■ Charts and diagrams as code
^^^^
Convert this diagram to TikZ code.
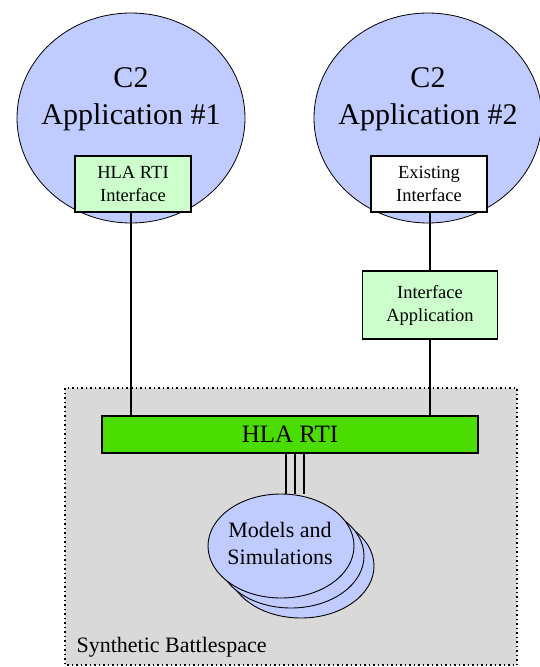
\documentclass[tikz,border=0pt]{standalone}
\usepackage{fontspec}
\setmainfont{Liberation Serif}
\usetikzlibrary{shapes.geometric}
\definecolor{appblue}{RGB}{192,204,255}
\definecolor{ifgreen}{RGB}{204,255,204}
\definecolor{rtigreen}{RGB}{76,221,0}
\definecolor{spacegray}{RGB}{217,217,217}
\begin{document}
\begin{tikzpicture}[x=1pt,y=-1pt,
  appcircle/.style = {draw,shape = ellipse,fill = appblue,line width = 0.8pt,minimum width = 228pt,minimum height = 210pt,inner sep = 0pt},
  apptext/.style = {align = center,font = \fontsize{30}{37}\selectfont},
  ifbox/.style = {draw,fill = ifgreen,line width = 1.2pt,align = center,inner sep = 0pt,font = \fontsize{18.5}{23}\selectfont},
  rtibar/.style = {draw,fill = rtigreen,line width = 1.2pt,minimum width = 376pt,minimum height = 37pt,inner sep = 0pt,font = \fontsize{25}{30}\selectfont},
  simell/.style = {draw,shape = ellipse,fill = appblue,line width = 0.9pt,minimum width = 146pt,minimum height = 104pt,inner sep = 0pt},
  link/.style = {line width = 1.5pt}]
\useasboundingbox (0,0) rectangle (539,667);
% synthetic battlespace
\draw[fill = spacegray,line width = 1.4pt,dash pattern = on 1.5pt off 3pt] (65,388) rectangle (517,665);
\node at (73,647) [anchor = west,font = \fontsize{22}{26}\selectfont](space){Synthetic Battlespace};
% C2 applications
\node at (131,118) [appcircle](app1){};
\node at (131,99) [apptext](app1txt){C2\\Application \#1};
\node at (428,118) [appcircle](app2){};
\node at (428,99) [apptext](app2txt){C2\\Application \#2};
\node at (133,184) [ifbox,minimum width = 116pt,minimum height = 56pt](rtiif){HLA RTI\\Interface};
\node at (429,184) [ifbox,fill = white,minimum width = 116pt,minimum height = 56pt](existif){Existing\\Interface};
\node at (430,305) [ifbox,minimum width = 135pt,minimum height = 68pt](ifapp){Interface\\Application};
\node at (290,434.5) [rtibar](rti){HLA RTI};
% models and simulations
\node at (301,566) [simell](sim3){};
\node at (291,556) [simell](sim2){};
\node at (281,546) [simell](sim1){};
\node at (280,543) [align = center,font = \fontsize{22}{27}\selectfont](simtxt){Models and\\Simulations};
\draw[link] (rtiif.south -| 131,0) -- (rti.north -| 131,0);
\draw[link] (existif.south -| ifapp) -- (ifapp);
\draw[link] (ifapp) -- (ifapp |- rti.north);
\foreach \x in {286,295,304}
  \draw[link] (rti.south -| \x,0) -- (sim1.north -| \x,0);
\end{tikzpicture}
\end{document}
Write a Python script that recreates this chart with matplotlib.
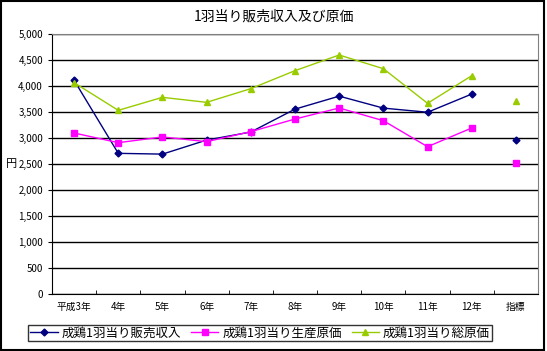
import matplotlib
matplotlib.use("Agg")
import matplotlib.pyplot as plt
from matplotlib.patches import Rectangle
import numpy as np

plt.rcParams['font.family'] = ['Noto Sans CJK JP', 'DejaVu Sans']

# データ
categories = ['平成3年', '4年', '5年', '6年', '7年', '8年', '9年', '10年', '11年', '12年', '指標']
hanbai = [4110, 2705, 2690, 2960, 3115, 3555, 3805, 3575, 3495, 3845, 2955]
seisan = [3096, 2910, 3020, 2930, 3122, 3365, 3577, 3333, 2833, 3192, 2526]
sougenka = [4064, 3532, 3782, 3686, 3949, 4295, 4596, 4333, 3667, 4198, 3705]
labels = ['成鶏1羽当り販売収入', '成鶏1羽当り生産原価', '成鶏1羽当り総原価']

colors = ['#000080', '#FF00FF', '#99CC00']
markers = ['D', 's', '^']
msizes = [3.5, 4.5, 5]

fig = plt.figure(figsize=(5.47, 3.51), dpi=100)
ax = fig.add_axes([52/547, 1-294/351, (538-52)/547, (294-34)/351])

x = np.arange(len(categories))
for vals, lab, c, m, ms in zip([hanbai, seisan, sougenka], labels, colors, markers, msizes):
    # 12年までは線で結び、指標は点のみ
    ax.plot(x[:-1], vals[:-1], color=c, marker=m, markersize=ms, linewidth=1, label=lab)
    ax.plot(x[-1:], vals[-1:], color=c, marker=m, markersize=ms, linestyle='none')

ax.set_xlim(-0.5, len(categories) - 0.5)
ax.set_ylim(0, 5000)
ax.set_yticks(np.arange(0, 5001, 500))
ax.set_yticklabels([f'{v:,}' for v in range(0, 5001, 500)], fontsize=7)
ax.yaxis.grid(True, color='black', linewidth=1)
ax.set_axisbelow(True)

ax.set_xticks(x)
ax.set_xticklabels(categories, fontsize=7)
ax.tick_params(axis='x', length=0, pad=6)
ax.set_xticks(np.arange(-0.5, len(categories)), minor=True)
ax.tick_params(axis='x', which='minor', direction='in', length=3)
ax.tick_params(axis='y', direction='out', length=3)

for s in ['top', 'right']:
    ax.spines[s].set_color('gray')
for s in ['left', 'bottom']:
    ax.spines[s].set_color('black')

fig.text(12/547, 1-164/351, '円', ha='center', va='center', fontsize=8)

fig.text(0.5, 1-17/351, '1羽当り販売収入及び原価', ha='center', va='center', fontsize=10)

leg = fig.legend(loc='center', bbox_to_anchor=(260/547, 1-333/351), ncol=3, fontsize=9,
                 frameon=True, fancybox=False, edgecolor='black', handlelength=2.2,
                 borderpad=0.15, columnspacing=0.8, handletextpad=0.3)
leg.get_frame().set_linewidth(1)

fig.patches.append(Rectangle((0.002, 0.003), 0.992, 0.994, transform=fig.transFigure,
                             fill=False, edgecolor='black', linewidth=1.5))

fig.savefig('out.png', dpi=100)
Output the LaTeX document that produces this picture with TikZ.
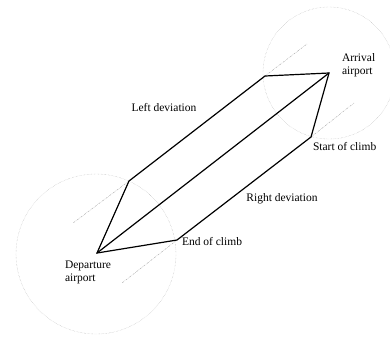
\documentclass[tikz,border=0pt]{standalone}
\usepackage{fontspec}
\setmainfont{Liberation Serif}
\begin{document}
\begin{tikzpicture}[x=1pt,y=-1pt,every node/.style={inner sep=0pt, outer sep=0pt, font=\fontsize{11.5}{12.5}\selectfont},
  track/.style={black,line width=1.2pt,line join=miter},
  guide/.style={gray!70,line width=0.4pt,dash pattern=on 2pt off 1pt on 0.5pt off 1pt},
  zone/.style={gray!60,line width=0.4pt,densely dotted}]
\useasboundingbox (0,0) rectangle (390,338);
\coordinate (dep) at (97,253);
\coordinate (arr) at (329,73);
\coordinate (lc1) at (129,181);
\coordinate (lc2) at (265,76);
\coordinate (rc1) at (177,240);
\coordinate (rc2) at (311,137);
\coordinate (le1) at (73,223);
\coordinate (le2) at (307,44);
\coordinate (re1) at (122,283);
\coordinate (re2) at (354,103);
\draw[zone] (96,254) circle[radius=80];
\draw[zone] (329,73) circle[radius=66];
\draw[guide] (lc1) -- (le1);
\draw[guide] (rc1) -- (re1);
\draw[guide] (lc2) -- (le2);
\draw[guide] (rc2) -- (re2);
\draw[track] (dep) -- (lc1) -- (lc2) -- (arr) -- (rc2) -- (rc1) -- cycle;
\draw[track] (dep) -- (arr);
\node (left) at (164,108) {Left deviation};
\node (right) at (282,199) {Right deviation};
\node[anchor=north west,align=left] (deplbl) at (65,261) {Departure\\airport};
\node[anchor=north west,align=left] (arrlbl) at (342,54) {Arrival\\airport};
\node[anchor=west] (eoc) at (182,241) {End of climb};
\node[anchor=west] (soc) at (313,147) {Start of climb};
\end{tikzpicture}
\end{document}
^^^^
■ EXERCISE DIRECTIONS
Out of the material above, gather each line where "matplotlib" appears.

■ RESULT OF THE TASK
Write a Python script that recreates this chart with matplotlib.
import matplotlib
matplotlib.use("Agg")
import matplotlib.pyplot as plt
from matplotlib.patches import Rectangle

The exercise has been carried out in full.